BORN-A CHAMPION @borna_coric reigns supreme at @OpenduPaysdAix, clinching a tour-leading 4th Challenger title of the season! #ATPChallenger pic.twitter.com/GpDPt7dws4

The post from ATP Challenger on May 4, 2025, captured the electric atmosphere as Coric lifted the trophy, one of six players to snag four such wins that year. His tactical shifts—underspin approaches to disrupt rhythm—held off 12 break points, turning veteran pressure into personal triumph. As the cheers echoed off the Provencal hills, Coric’s resolve hinted at a sustained push through the European clay circuit.

Bublik and Mpetshi Perricard build late surges

Alexander Bublik’s momentum simmered in Phoenix before boiling over on Turin’s clay at the Piemonte Open Intesa Sanpaolo, where he dispatched Buyunchaokete 6–3, 6–3 with erratic drop shots and slice serves that kept returns guessing. The Kazakh’s inside-in forehands pierced baselines, a low-risk proving ground before his four ATP titles and No. 11 peak in November. Each hold reinforced his unpredictable edge, the red dirt amplifying his serve-volley flair against steady opponents.

“For me, it was just keeping my level to get back to where I belong where I stayed most of my career,” Bublik said after beating Buyunchaokete 6–3, 6–3 in the Turin final. “It’s just a little step towards what I really want to achieve.”
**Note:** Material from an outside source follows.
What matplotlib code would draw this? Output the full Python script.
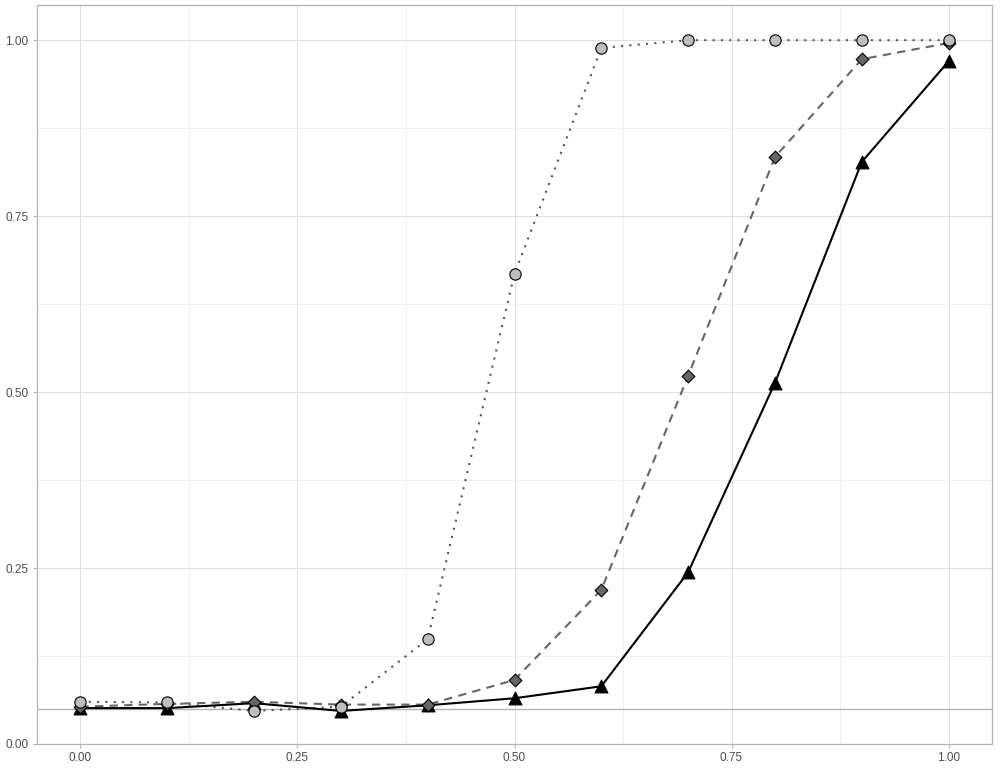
import matplotlib
matplotlib.use("Agg")
import matplotlib.pyplot as plt
from matplotlib.ticker import FixedLocator

x = [0.0, 0.1, 0.2, 0.3, 0.4, 0.5, 0.6, 0.7, 0.8, 0.9, 1.0]
circle_vals = [0.060, 0.059, 0.047, 0.053, 0.149, 0.668, 0.989, 1.000, 1.000, 1.000, 1.000]
diamond_vals = [0.053, 0.057, 0.060, 0.056, 0.056, 0.091, 0.219, 0.523, 0.834, 0.973, 0.996]
triangle_vals = [0.051, 0.051, 0.058, 0.047, 0.055, 0.065, 0.082, 0.244, 0.513, 0.827, 0.970]
ref_level = 0.05
tick_vals = [0.0, 0.25, 0.5, 0.75, 1.0]
tick_labels = ["0.00", "0.25", "0.50", "0.75", "1.00"]

plt.rcParams['font.family'] = ['Liberation Sans', 'DejaVu Sans']

fig = plt.figure(figsize=(10, 7.7), dpi=100)
ax = fig.add_axes([0.037, 1 - 744 / 770, 0.955, (744 - 5) / 770])

ax.set_xlim(-0.05, 1.05)
ax.set_ylim(0, 1.05)

ax.xaxis.set_major_locator(FixedLocator(tick_vals))
ax.yaxis.set_major_locator(FixedLocator(tick_vals))
ax.set_xticklabels(tick_labels)
ax.set_yticklabels(tick_labels)
ax.xaxis.set_minor_locator(FixedLocator([0.125, 0.375, 0.625, 0.875]))
ax.yaxis.set_minor_locator(FixedLocator([0.125, 0.375, 0.625, 0.875]))
ax.grid(which="major", color="#dedede", linewidth=0.7)
ax.grid(which="minor", color="#ececec", linewidth=0.5)
ax.set_axisbelow(True)
for s in ax.spines.values():
    s.set_color("#b3b3b3")
    s.set_linewidth(0.9)
ax.tick_params(which="major", length=3, color="#b3b3b3", labelsize=8.5, labelcolor="#4d4d4d", pad=3)
ax.tick_params(which="minor", length=0)

ax.axhline(ref_level, color="#b3b3b3", linewidth=1.0, zorder=1)

ax.plot(x, circle_vals, linestyle=(0, (1, 3)), color="#555555", linewidth=1.5, zorder=2)
ax.plot(x, diamond_vals, linestyle=(0, (4, 3)), color="#666666", linewidth=1.5, zorder=2)
ax.plot(x, triangle_vals, linestyle="-", color="black", linewidth=1.5, zorder=2)

ax.scatter(x, triangle_vals, marker="^", s=85, facecolor="black", edgecolor="black", linewidth=0.8, zorder=3)
ax.scatter(x, diamond_vals, marker="D", s=42, facecolor="#666666", edgecolor="black", linewidth=0.8, zorder=4)
ax.scatter(x, circle_vals, marker="o", s=66, facecolor="#bebebe", edgecolor="black", linewidth=0.8, zorder=5)

fig.savefig("out.png", dpi=100)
Closing the slate, Giovanni Mpetshi Perricard dominated home soil at the BNP Paribas Primrose Bordeaux, his 6–3, 6–7(5), 7–5 win over Nikoloz Basilashvili powered by 26 aces and 11 of 12 break points saved. The 6-foot-10 Frenchman’s towering serves sliced through the clay’s drag, forcing weak replies he finished at net amid roaring support. Two days later, he tested that form against Bublik in Hamburg’s ATP 500 opener, winning to lead their head-to-head 2–1 and bridging Challenger grit to tour demands.

These six titlists—Fonseca’s poise, Kovacevic’s endurance, Michelsen’s adaptation, Coric’s longevity, Bublik’s flair, Mpetshi Perricard’s power—wove 2025’s Challenger 175 narrative into a launchpad for ATP contention. From Phoenix’s relentless sun to Bordeaux’s fervent cheers, their paths intertwined tactics and temperament, each victory a quiet promise of disruptions yet to come on the main stage.